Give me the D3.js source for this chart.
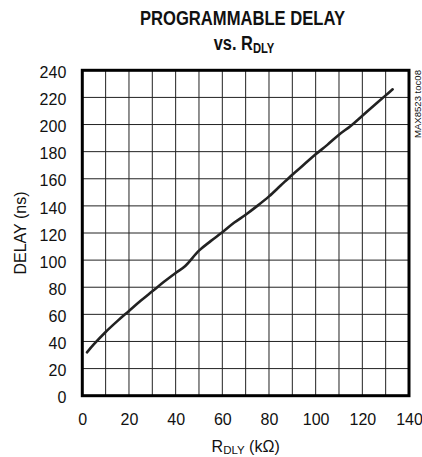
<!DOCTYPE html>
<html><head><meta charset="utf-8">
<script src="https://cdn.jsdelivr.net/npm/d3@7"></script>
<style>
body{margin:0;background:#fff;}
text{font-family:"Liberation Sans Narrow","Arial Narrow",sans-serif;fill:#111;}
</style></head><body>
<svg id="c" width="422" height="457"></svg>
<script>
const rValues = [2,5,10,15,20,25,30,35,40,44,50,55,60,65,70,75,80,85,90,95,100,105,110,115,120,125,130,133];
const delayValues = [32,38,47,55,62.5,70,77,84,90.5,95.5,107,114,120.5,127.5,133.5,140,147,155,163,170.5,178,185,192.5,199,206.5,214,221.5,226];
const xTicks = [0,20,40,60,80,100,120,140];
const yTicks = [0,20,40,60,80,100,120,140,160,180,200,220,240];
const xGrid = d3.range(0,141,10);

const svg = d3.select("#c");
const L=82.3,R=409,T=70.3,B=395.7;
const x = d3.scaleLinear().domain([0,140]).range([L,R]);
const y = d3.scaleLinear().domain([0,240]).range([B,T]);

const g = svg.append("g");
g.selectAll("line.v").data(xGrid).enter().append("line")
 .attr("x1",d=>x(d)).attr("x2",d=>x(d)).attr("y1",T).attr("y2",B)
 .attr("stroke","#222").attr("stroke-width",1);
g.selectAll("line.h").data(yTicks).enter().append("line")
 .attr("y1",d=>y(d)).attr("y2",d=>y(d)).attr("x1",L).attr("x2",R)
 .attr("stroke","#222").attr("stroke-width",1);

const line = d3.line().x((d,i)=>x(rValues[i])).y(d=>y(d)).curve(d3.curveCatmullRom.alpha(0.5));
svg.append("path").datum(delayValues).attr("d",line).attr("fill","none")
 .attr("stroke","#222").attr("stroke-width",2.6).attr("stroke-linecap","round");

svg.append("rect").attr("x",L).attr("y",T).attr("width",R-L).attr("height",B-T)
 .attr("fill","none").attr("stroke","#000").attr("stroke-width",3);

const yAxis = svg.append("g").attr("transform",`translate(${L-5},0)`)
 .call(d3.axisLeft(y).tickValues(yTicks).tickSize(0).tickPadding(11));
const xAxis = svg.append("g").attr("transform",`translate(0,${B+18})`)
 .call(d3.axisBottom(x).tickValues(xTicks).tickSize(0).tickPadding(0));
[yAxis,xAxis].forEach(a=>{a.select(".domain").remove();
 a.selectAll("text").style("font-family",'"Liberation Sans Narrow","Arial Narrow",sans-serif').style("font-size","16px").attr("fill","#111");});
yAxis.selectAll("text").attr("dy","0.45em").attr("x",-11);
xAxis.selectAll("text").attr("dy","0.71em");

// titles
svg.append("text").attr("x",242.5).attr("y",25).attr("text-anchor","middle")
 .attr("textLength",205).attr("lengthAdjust","spacingAndGlyphs")
 .style("font-size","20.5px").style("font-weight","bold").text("PROGRAMMABLE DELAY");
const t2 = svg.append("text").attr("transform","translate(244,50) scale(0.8,1)").attr("text-anchor","middle")
 .style("font-size","20.5px").style("font-weight","bold");
t2.append("tspan").text("vs. R");
t2.append("tspan").attr("dy",2.5).style("font-size","14px").text("DLY");

const xl = svg.append("text").attr("x",(L+R)/2).attr("y",452).attr("text-anchor","middle").style("font-size","16px");
xl.append("tspan").text("R");
xl.append("tspan").attr("dy",2).style("font-size","11.5px").text("DLY");
xl.append("tspan").attr("dy",-2).text(" (k\u03A9)");

svg.append("text").attr("transform",`translate(26,${(T+B)/2}) rotate(-90)`).attr("text-anchor","middle")
 .style("font-size","16px").text("DELAY (ns)");

svg.append("text").attr("transform",`translate(420.5,70) rotate(-90)`).attr("text-anchor","end")
 .attr("textLength",68).attr("lengthAdjust","spacingAndGlyphs")
 .style("font-size","9.5px").text("MAX8523 toc08");
</script>
</body></html>
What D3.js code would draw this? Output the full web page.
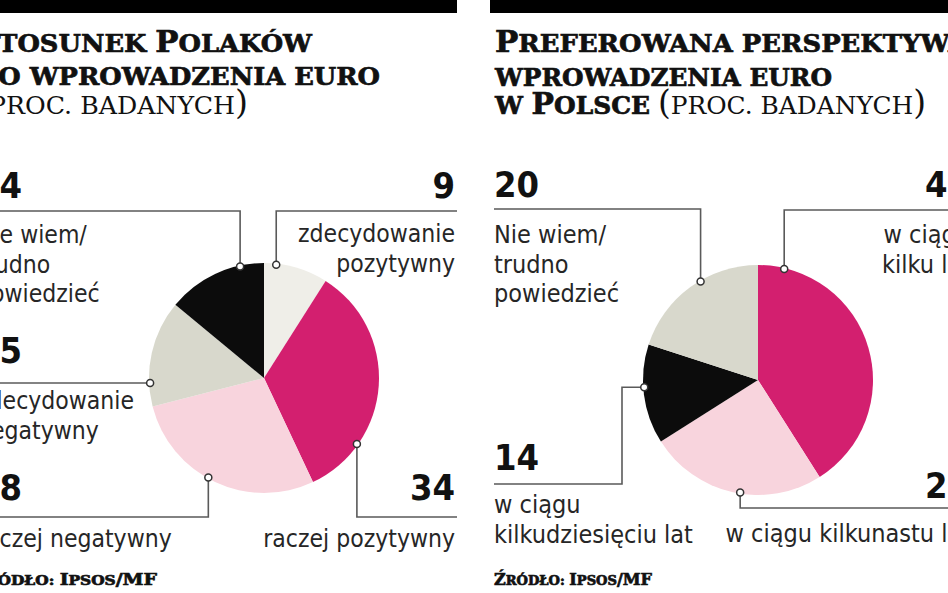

:::::

• _WHAT THIS TASK INVOLVES_:
Except for the pictures, give all the material above again verbatim.

• _TASK SOLUTION_:
Give me the D3.js source for this chart.
<!DOCTYPE html>
<html><head><meta charset="utf-8">
<script src="https://cdn.jsdelivr.net/npm/d3@7"></script>
<style>
body{margin:0;background:#fff;}
text{font-family:"Liberation Sans Narrow","Arial Narrow",sans-serif;fill:#111;}
</style></head><body>
<svg id="c" width="422" height="457"></svg>
<script>
const rValues = [2,5,10,15,20,25,30,35,40,44,50,55,60,65,70,75,80,85,90,95,100,105,110,115,120,125,130,133];
const delayValues = [32,38,47,55,62.5,70,77,84,90.5,95.5,107,114,120.5,127.5,133.5,140,147,155,163,170.5,178,185,192.5,199,206.5,214,221.5,226];
const xTicks = [0,20,40,60,80,100,120,140];
const yTicks = [0,20,40,60,80,100,120,140,160,180,200,220,240];
const xGrid = d3.range(0,141,10);

const svg = d3.select("#c");
const L=82.3,R=409,T=70.3,B=395.7;
const x = d3.scaleLinear().domain([0,140]).range([L,R]);
const y = d3.scaleLinear().domain([0,240]).range([B,T]);

const g = svg.append("g");
g.selectAll("line.v").data(xGrid).enter().append("line")
 .attr("x1",d=>x(d)).attr("x2",d=>x(d)).attr("y1",T).attr("y2",B)
 .attr("stroke","#222").attr("stroke-width",1);
g.selectAll("line.h").data(yTicks).enter().append("line")
 .attr("y1",d=>y(d)).attr("y2",d=>y(d)).attr("x1",L).attr("x2",R)
 .attr("stroke","#222").attr("stroke-width",1);

const line = d3.line().x((d,i)=>x(rValues[i])).y(d=>y(d)).curve(d3.curveCatmullRom.alpha(0.5));
svg.append("path").datum(delayValues).attr("d",line).attr("fill","none")
 .attr("stroke","#222").attr("stroke-width",2.6).attr("stroke-linecap","round");

svg.append("rect").attr("x",L).attr("y",T).attr("width",R-L).attr("height",B-T)
 .attr("fill","none").attr("stroke","#000").attr("stroke-width",3);

const yAxis = svg.append("g").attr("transform",`translate(${L-5},0)`)
 .call(d3.axisLeft(y).tickValues(yTicks).tickSize(0).tickPadding(11));
const xAxis = svg.append("g").attr("transform",`translate(0,${B+18})`)
 .call(d3.axisBottom(x).tickValues(xTicks).tickSize(0).tickPadding(0));
[yAxis,xAxis].forEach(a=>{a.select(".domain").remove();
 a.selectAll("text").style("font-family",'"Liberation Sans Narrow","Arial Narrow",sans-serif').style("font-size","16px").attr("fill","#111");});
yAxis.selectAll("text").attr("dy","0.45em").attr("x",-11);
xAxis.selectAll("text").attr("dy","0.71em");

// titles
svg.append("text").attr("x",242.5).attr("y",25).attr("text-anchor","middle")
 .attr("textLength",205).attr("lengthAdjust","spacingAndGlyphs")
 .style("font-size","20.5px").style("font-weight","bold").text("PROGRAMMABLE DELAY");
const t2 = svg.append("text").attr("transform","translate(244,50) scale(0.8,1)").attr("text-anchor","middle")
 .style("font-size","20.5px").style("font-weight","bold");
t2.append("tspan").text("vs. R");
t2.append("tspan").attr("dy",2.5).style("font-size","14px").text("DLY");

const xl = svg.append("text").attr("x",(L+R)/2).attr("y",452).attr("text-anchor","middle").style("font-size","16px");
xl.append("tspan").text("R");
xl.append("tspan").attr("dy",2).style("font-size","11.5px").text("DLY");
xl.append("tspan").attr("dy",-2).text(" (k\u03A9)");

svg.append("text").attr("transform",`translate(26,${(T+B)/2}) rotate(-90)`).attr("text-anchor","middle")
 .style("font-size","16px").text("DELAY (ns)");

svg.append("text").attr("transform",`translate(420.5,70) rotate(-90)`).attr("text-anchor","end")
 .attr("textLength",68).attr("lengthAdjust","spacingAndGlyphs")
 .style("font-size","9.5px").text("MAX8523 toc08");
</script>
</body></html>
What D3.js code would draw this? Output the full web page.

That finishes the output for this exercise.